If so, which compound in beetroot is responsible? Find out more..
Beetroot lowers blood pressure
Beetroot has long been known to be a root vegetable that supports lowering blood pressure. This is a well-known fact and accepted all over the world by many scientists.
Beetroot contains inorganic nitrates which get converted to Nitric Oxide (NO). This NO is a vasodilator which means it causes blood vessels to dilate which lowers blood pressure.
Beetroot improves cardio-vascular output
Beetroot has as well attracted the attention of endurance athletes as it can improve endurance performance.
How does this work?
The same nitrates in beetroot can also support an athlete in his endurance performance.

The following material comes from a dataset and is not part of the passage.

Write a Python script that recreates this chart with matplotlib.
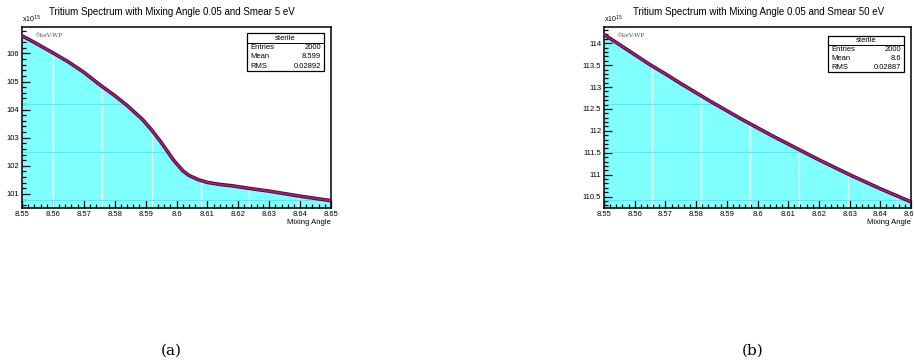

Nitrate gets converted in the mouth by bacteria to Nitrite which eventually converts to NO. This Nitric Oxide is a potent vasodilator. It will end up in tissues with low levels of oxygen through the bloodstream. Oxygen levels will increase in these tissues, more ATP (energy) can be made and athletic performance improves!
Results from studies
Several studies have taken place to double-check if beetroot juice really makes a difference. Some results were statistically significant but not all. More research needs to be done to look into different types of beetroot, the dosage, how long it has to be taken for and how far in advance before exercise.
So when should we take beetroot juice supplementation to get the best results according to current research?
More Nitric Oxide will be produced if supplementation of beetroot juice is taken for a week in advance a competition and again 60-90 minutes before the start. It is important not to brush your teeth before and after supplementation as bacteria in the mouth are responsible in converting the nitrate.
Beetroot juice has an acquired taste (for some) and is much more enjoyable when drinking straight out of the fridge!